Above a pub in North London, I sat in a darkened theatre, tears falling so quickly I didn’t have the chance to pretend there was just something in my eye. I glanced at my friend and noticed that she had the same problem. A pretty impressive outcome for a short play with a simple setting and apparently frivolous content. Especially as, having seen the film, I already knew the ending! It’s also notable that a play written in the 80s can still have such resonance today.
We are in a Louisiana beauty salon. We meet the different women that come and go and share their daily concerns. From new-to-town Anelle, who is guarding a troubled past, to outspoken Clairee, all of human life is here. In a seemingly frivolous setting, a story that is genuine and emotional unfolds.
Shelby is about to get married. Entering the salon with her mother M’Lynn, she enthuses over her expectations of her wedding day and of the life ahead of her. Presiding over all is the indomitable Truvy, who offers careful support and guidance to all of the ladies, and ensure that, if nothing else, they always look their best. Stomping into to complain about something or other is Ouiser, adding a delightful sarcastic note to the tenor of their conversations. As the story unfolds, we see a weakness that Shelby cannot control, and understand the price she has to pay for her happiness, while her mother looks on helplessly. Alongside this, each character overcomes her own personal doubts and fears through the help they offer each other.
The setting is simple – a rolling table, hair curlers, magazines, hairspray and more pink than I could be comfortable with. Our characters swap recipes, stories, advice and counsel, while engaging in primping and beautifying themselves. They do so with a light touch and sparkling wit, keeping the performance entertaining. Today, I wonder how a play written in this context would be received. Arguably, it reduces women to shallow members of society. Their concerns revolve around their men, their children, cooking, caring for others, religion. Yet somehow the play elevates the women rather than demeaning them. Their role in local society and community is absolutely vital. They create and cultivate the relationships around them and act as the bedrock of the place they call home.

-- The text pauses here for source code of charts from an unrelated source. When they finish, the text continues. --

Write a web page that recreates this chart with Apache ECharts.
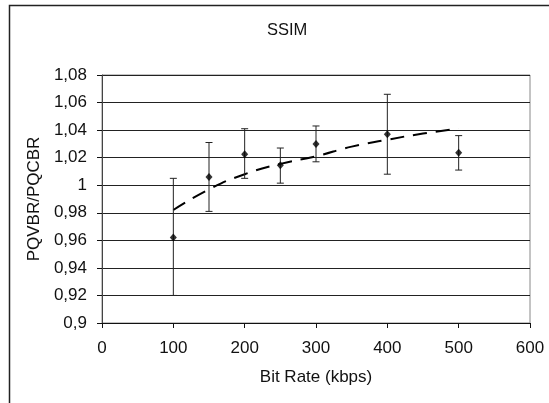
<!DOCTYPE html>
<html>
<head>
<meta charset="utf-8">
<script src="https://cdn.jsdelivr.net/npm/echarts@6/dist/echarts.min.js"></script>
<style>
  html, body { margin: 0; padding: 0; background: #fff; }
  #chart { width: 549px; height: 403px; }
</style>
</head>
<body>
<div id="chart"></div>
<script>
// bit rates (kbps) and measured ratio with error bar ends
const bitRates = [100, 150, 200, 250, 300, 400, 500]
const ratio = [0.962, 1.006, 1.0225, 1.0145, 1.030, 1.037, 1.0235]
const errLow = [0.920, 0.981, 1.005, 1.0015, 1.017, 1.008, 1.011]
const errHigh = [1.005, 1.031, 1.041, 1.027, 1.043, 1.066, 1.036]

// dashed trend line
const trendX = [100, 150, 200, 250, 300, 350, 400, 450, 500]
const trendY = [0.982, 0.997, 1.008, 1.0155, 1.021, 1.028, 1.033, 1.0375, 1.041]

// axis ticks
const xTicks = [0, 100, 200, 300, 400, 500, 600]
const yTicks = [0.9, 0.92, 0.94, 0.96, 0.98, 1, 1.02, 1.04, 1.06, 1.08]

const font = 'Liberation Sans, Arial, sans-serif'
const chart = echarts.init(document.getElementById('chart'), null, { renderer: 'canvas' })

// 格式化：逗号小数
const fmtComma = v => parseFloat(v.toFixed(2)).toString().replace('.', ',')

const errData = bitRates.map((x, i) => [x, errLow[i], errHigh[i]])

const option = {
  backgroundColor: '#fff',
  animation: false,
  textStyle: { fontFamily: font },
  title: {
    text: 'SSIM',
    left: 262,
    top: 17,
    textStyle: { fontFamily: font, fontSize: 16.5, fontWeight: 'normal', color: '#111' }
  },
  graphic: [{
    type: 'rect',
    shape: { x: 9.5, y: 5.5, width: 600, height: 500 },
    style: { fill: 'none', stroke: '#222', lineWidth: 1.5 },
    silent: true,
    z: 100
  }],
  grid: {
    left: 102,
    top: 75,
    right: 19,
    bottom: 80,
    show: true,
    borderColor: '#888',
    borderWidth: 1
  },
  xAxis: {
    type: 'value',
    min: xTicks[0],
    max: xTicks[xTicks.length - 1],
    interval: xTicks[1] - xTicks[0],
    name: 'Bit Rate (kbps)',
    nameLocation: 'middle',
    nameGap: 46,
    nameTextStyle: { fontFamily: font, fontSize: 17, color: '#111' },
    axisLine: { show: true, onZero: false, lineStyle: { color: '#111', width: 1 } },
    axisTick: { show: true, inside: false, length: 5, lineStyle: { color: '#111' } },
    axisLabel: { margin: 17, fontFamily: font, fontSize: 17, color: '#111' },
    splitLine: { show: false }
  },
  yAxis: {
    type: 'value',
    min: yTicks[0],
    max: yTicks[yTicks.length - 1],
    interval: 0.02,
    name: 'PQVBR/PQCBR',
    nameLocation: 'middle',
    nameRotate: 90,
    nameGap: 56,
    nameTextStyle: { fontFamily: font, fontSize: 17, color: '#111' },
    axisLine: { show: true, onZero: false, lineStyle: { color: '#444', width: 1 } },
    axisTick: { show: true, inside: false, length: 5, lineStyle: { color: '#111' } },
    axisLabel: {
      margin: 15,
      fontFamily: font,
      fontSize: 17,
      color: '#111',
      formatter: v => fmtComma(v)
    },
    splitLine: { show: true, lineStyle: { color: '#222', width: 1 } }
  },
  series: [
    {
      name: 'trend',
      type: 'line',
      data: trendX.map((x, i) => [x, trendY[i]]),
      smooth: true,
      symbol: 'none',
      lineStyle: { color: '#000', width: 2, type: [14, 9] },
      z: 3
    },
    {
      name: 'error',
      type: 'custom',
      data: errData,
      renderItem: (params, api) => {
        const x = api.value(0)
        const lo = api.coord([x, api.value(1)])
        const hi = api.coord([x, api.value(2)])
        const cap = 3.5
        const style = { stroke: '#222', lineWidth: 1 }
        return {
          type: 'group',
          children: [
            { type: 'line', shape: { x1: lo[0], y1: lo[1], x2: hi[0], y2: hi[1] }, style },
            { type: 'line', shape: { x1: hi[0] - cap, y1: hi[1], x2: hi[0] + cap, y2: hi[1] }, style },
            { type: 'line', shape: { x1: lo[0] - cap, y1: lo[1], x2: lo[0] + cap, y2: lo[1] }, style }
          ]
        }
      },
      z: 4
    },
    {
      name: 'ratio',
      type: 'scatter',
      data: bitRates.map((x, i) => [x, ratio[i]]),
      symbol: 'diamond',
      symbolSize: [7, 8],
      itemStyle: { color: '#000' },
      z: 5
    }
  ]
}

chart.setOption(option)
</script>
</body>
</html>
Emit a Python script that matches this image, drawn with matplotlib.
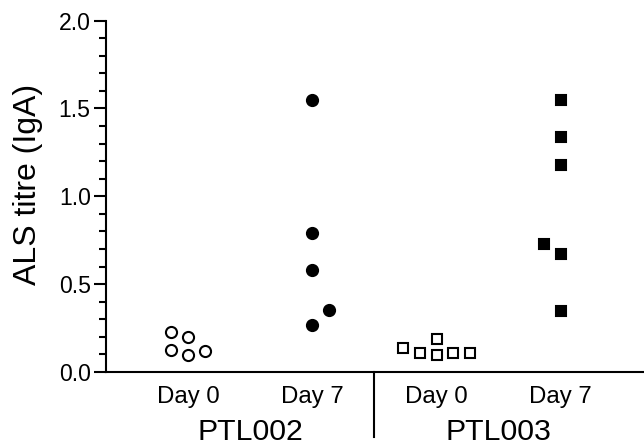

Not only this, but it’s refreshing to see such nurturing relationships between women. Don’t get me wrong, this play is very funny and never slushy, but there is an overall sense that each woman is supported and respected by those around her. While I’m glad that films like Bridesmaids exist, I’ve often felt concerned that simply putting women into stereotypically ‘male’ roles is not the only type of equality. Celebrating the qualities of care over personal ambition is often lacking from portrayals of women. Often they are pitted against each other or themes of jealousy and resentment take precedence. It’s gratifying to see how women can be supportive yet equally strong, in fact tougher than their male counterparts.
It’s hard to pick out notable performances because each felt so genuine. Perhaps Stephanie Beattie has one of the most complex roles as M’Lynn, which she did with great sincerity, but all the cast delighted and amused in equal measure, completely taking me away from the fact I was watching a play and fully absorbing me into the story. I was especially touched to learn that the play, written by Robert Harling, was based on the true story of his sister’s diabetes.
Whether you’ve seen the film, heard the hype, or not, you must go and see this play. For an uplifting reminder of the triumph of human strength over adversity, and to have a good laugh and reminisce about the fantastic hair and clothing of the 80s. A must-see.